Records with drawing code:
____
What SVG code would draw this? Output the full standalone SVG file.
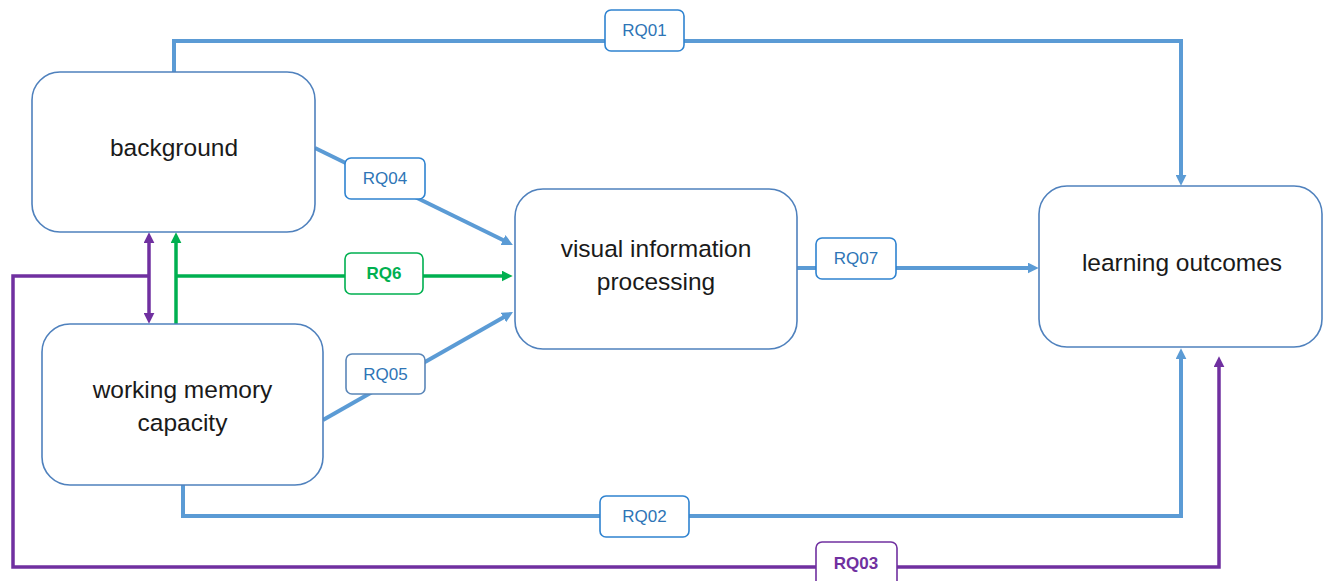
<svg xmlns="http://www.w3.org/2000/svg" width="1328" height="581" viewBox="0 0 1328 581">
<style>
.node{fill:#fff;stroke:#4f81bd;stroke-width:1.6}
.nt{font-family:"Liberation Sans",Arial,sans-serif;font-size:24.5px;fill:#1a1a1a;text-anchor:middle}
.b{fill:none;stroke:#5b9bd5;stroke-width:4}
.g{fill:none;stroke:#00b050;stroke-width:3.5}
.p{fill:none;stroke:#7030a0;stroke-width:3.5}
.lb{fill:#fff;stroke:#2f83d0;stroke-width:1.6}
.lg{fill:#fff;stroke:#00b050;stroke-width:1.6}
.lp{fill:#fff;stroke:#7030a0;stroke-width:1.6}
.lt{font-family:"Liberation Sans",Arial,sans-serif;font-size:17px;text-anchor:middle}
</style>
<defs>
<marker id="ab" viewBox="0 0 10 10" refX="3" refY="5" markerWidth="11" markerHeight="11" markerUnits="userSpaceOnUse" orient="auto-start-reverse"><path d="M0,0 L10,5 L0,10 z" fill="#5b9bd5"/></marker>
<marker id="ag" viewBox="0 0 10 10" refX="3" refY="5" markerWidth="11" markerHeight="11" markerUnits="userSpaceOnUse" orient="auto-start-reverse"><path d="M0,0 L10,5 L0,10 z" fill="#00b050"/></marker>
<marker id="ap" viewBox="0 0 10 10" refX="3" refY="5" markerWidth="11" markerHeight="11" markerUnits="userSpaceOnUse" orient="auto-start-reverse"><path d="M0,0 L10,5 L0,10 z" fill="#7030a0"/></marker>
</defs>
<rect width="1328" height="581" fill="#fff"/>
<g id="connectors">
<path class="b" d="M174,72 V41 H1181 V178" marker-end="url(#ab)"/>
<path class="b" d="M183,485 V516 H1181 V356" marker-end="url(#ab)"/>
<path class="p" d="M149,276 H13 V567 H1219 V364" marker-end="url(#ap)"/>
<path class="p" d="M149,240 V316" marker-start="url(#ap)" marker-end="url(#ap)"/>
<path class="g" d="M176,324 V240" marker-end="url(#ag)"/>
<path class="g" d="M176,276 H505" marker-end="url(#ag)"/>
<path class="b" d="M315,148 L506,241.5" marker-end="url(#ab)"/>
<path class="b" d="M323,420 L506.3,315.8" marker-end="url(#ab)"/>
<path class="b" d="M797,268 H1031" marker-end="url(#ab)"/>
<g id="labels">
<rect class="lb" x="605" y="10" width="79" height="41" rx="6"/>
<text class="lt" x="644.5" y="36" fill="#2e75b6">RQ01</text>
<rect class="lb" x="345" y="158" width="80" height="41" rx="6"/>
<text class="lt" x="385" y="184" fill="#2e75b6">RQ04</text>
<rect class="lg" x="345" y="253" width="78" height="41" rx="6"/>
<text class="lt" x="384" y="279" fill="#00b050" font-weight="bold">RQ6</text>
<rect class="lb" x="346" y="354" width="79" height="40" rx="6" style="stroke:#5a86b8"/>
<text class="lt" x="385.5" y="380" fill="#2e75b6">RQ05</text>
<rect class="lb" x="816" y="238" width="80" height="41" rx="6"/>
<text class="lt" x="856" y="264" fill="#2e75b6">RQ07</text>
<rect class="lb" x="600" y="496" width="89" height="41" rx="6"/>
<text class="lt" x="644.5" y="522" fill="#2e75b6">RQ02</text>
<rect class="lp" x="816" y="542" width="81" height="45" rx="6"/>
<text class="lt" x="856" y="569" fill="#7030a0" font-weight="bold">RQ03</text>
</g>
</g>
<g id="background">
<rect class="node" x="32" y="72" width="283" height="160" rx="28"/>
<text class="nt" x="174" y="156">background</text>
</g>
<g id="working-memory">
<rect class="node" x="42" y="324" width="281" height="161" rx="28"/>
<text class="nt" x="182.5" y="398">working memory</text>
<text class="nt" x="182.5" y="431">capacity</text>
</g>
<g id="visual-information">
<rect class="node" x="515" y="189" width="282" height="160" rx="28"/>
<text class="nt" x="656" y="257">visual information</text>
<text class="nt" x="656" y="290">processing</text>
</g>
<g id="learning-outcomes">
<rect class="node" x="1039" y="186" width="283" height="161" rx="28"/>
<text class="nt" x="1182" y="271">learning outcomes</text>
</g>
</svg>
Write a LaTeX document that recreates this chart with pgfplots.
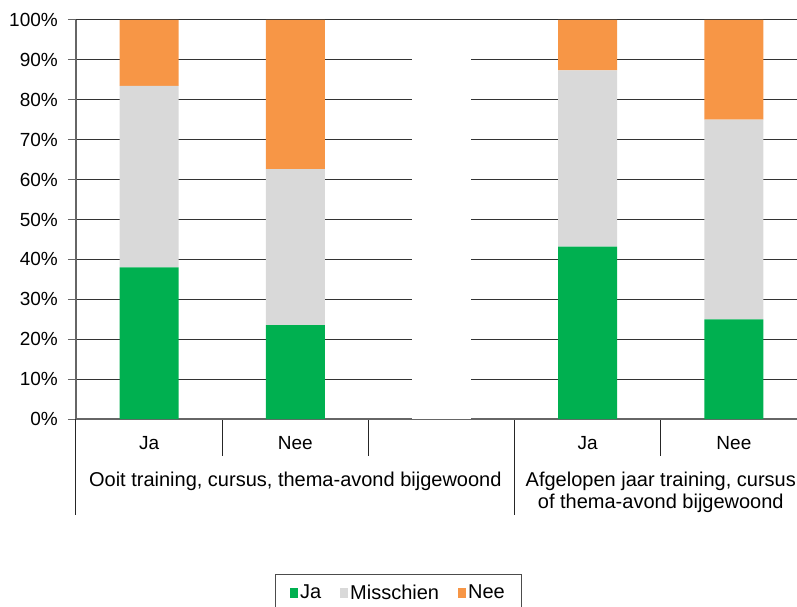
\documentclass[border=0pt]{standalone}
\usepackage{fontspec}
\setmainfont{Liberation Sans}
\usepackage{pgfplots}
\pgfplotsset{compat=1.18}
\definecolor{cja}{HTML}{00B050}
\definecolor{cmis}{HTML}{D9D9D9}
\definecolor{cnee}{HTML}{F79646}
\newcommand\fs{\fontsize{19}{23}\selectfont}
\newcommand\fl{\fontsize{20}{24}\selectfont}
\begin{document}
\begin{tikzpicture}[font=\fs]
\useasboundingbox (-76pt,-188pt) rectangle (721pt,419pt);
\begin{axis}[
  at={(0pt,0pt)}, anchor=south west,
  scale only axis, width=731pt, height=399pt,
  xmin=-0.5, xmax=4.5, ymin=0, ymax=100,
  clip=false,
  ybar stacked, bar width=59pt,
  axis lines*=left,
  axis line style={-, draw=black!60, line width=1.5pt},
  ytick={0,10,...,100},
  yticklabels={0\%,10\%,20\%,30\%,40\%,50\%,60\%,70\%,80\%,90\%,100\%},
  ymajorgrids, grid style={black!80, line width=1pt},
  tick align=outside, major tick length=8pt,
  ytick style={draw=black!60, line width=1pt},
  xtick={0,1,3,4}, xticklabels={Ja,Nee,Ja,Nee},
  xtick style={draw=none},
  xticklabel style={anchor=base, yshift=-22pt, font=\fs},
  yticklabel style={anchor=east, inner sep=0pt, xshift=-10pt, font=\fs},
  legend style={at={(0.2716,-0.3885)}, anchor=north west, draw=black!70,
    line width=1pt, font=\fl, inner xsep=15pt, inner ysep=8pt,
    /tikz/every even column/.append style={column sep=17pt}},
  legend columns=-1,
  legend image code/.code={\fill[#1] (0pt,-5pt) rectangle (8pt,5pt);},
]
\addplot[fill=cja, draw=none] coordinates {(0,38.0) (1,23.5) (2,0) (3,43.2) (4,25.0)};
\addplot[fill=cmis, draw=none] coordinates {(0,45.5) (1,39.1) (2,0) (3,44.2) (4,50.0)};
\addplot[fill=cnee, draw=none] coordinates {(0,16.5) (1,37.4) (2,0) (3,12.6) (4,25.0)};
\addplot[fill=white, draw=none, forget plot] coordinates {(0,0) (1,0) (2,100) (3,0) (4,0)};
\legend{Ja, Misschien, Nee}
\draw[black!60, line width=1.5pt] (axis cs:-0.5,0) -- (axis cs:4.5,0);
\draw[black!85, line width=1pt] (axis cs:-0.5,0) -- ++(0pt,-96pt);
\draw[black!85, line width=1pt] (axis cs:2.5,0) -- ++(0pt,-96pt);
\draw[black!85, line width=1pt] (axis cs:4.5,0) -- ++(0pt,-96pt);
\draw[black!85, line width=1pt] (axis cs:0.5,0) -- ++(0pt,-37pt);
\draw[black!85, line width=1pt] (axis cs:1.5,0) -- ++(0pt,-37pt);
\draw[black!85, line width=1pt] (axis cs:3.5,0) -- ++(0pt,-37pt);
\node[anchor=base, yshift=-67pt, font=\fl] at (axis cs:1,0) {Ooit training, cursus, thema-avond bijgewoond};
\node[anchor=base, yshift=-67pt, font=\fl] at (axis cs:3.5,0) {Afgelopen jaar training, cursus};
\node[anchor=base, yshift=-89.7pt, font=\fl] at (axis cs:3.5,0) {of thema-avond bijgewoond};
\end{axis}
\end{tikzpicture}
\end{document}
____
*Work to complete:*
Pull out each line of the records holding the string "this".

*Response to the task:*
What SVG code would draw this? Output the full standalone SVG file.
Write a LaTeX document that recreates this chart with pgfplots.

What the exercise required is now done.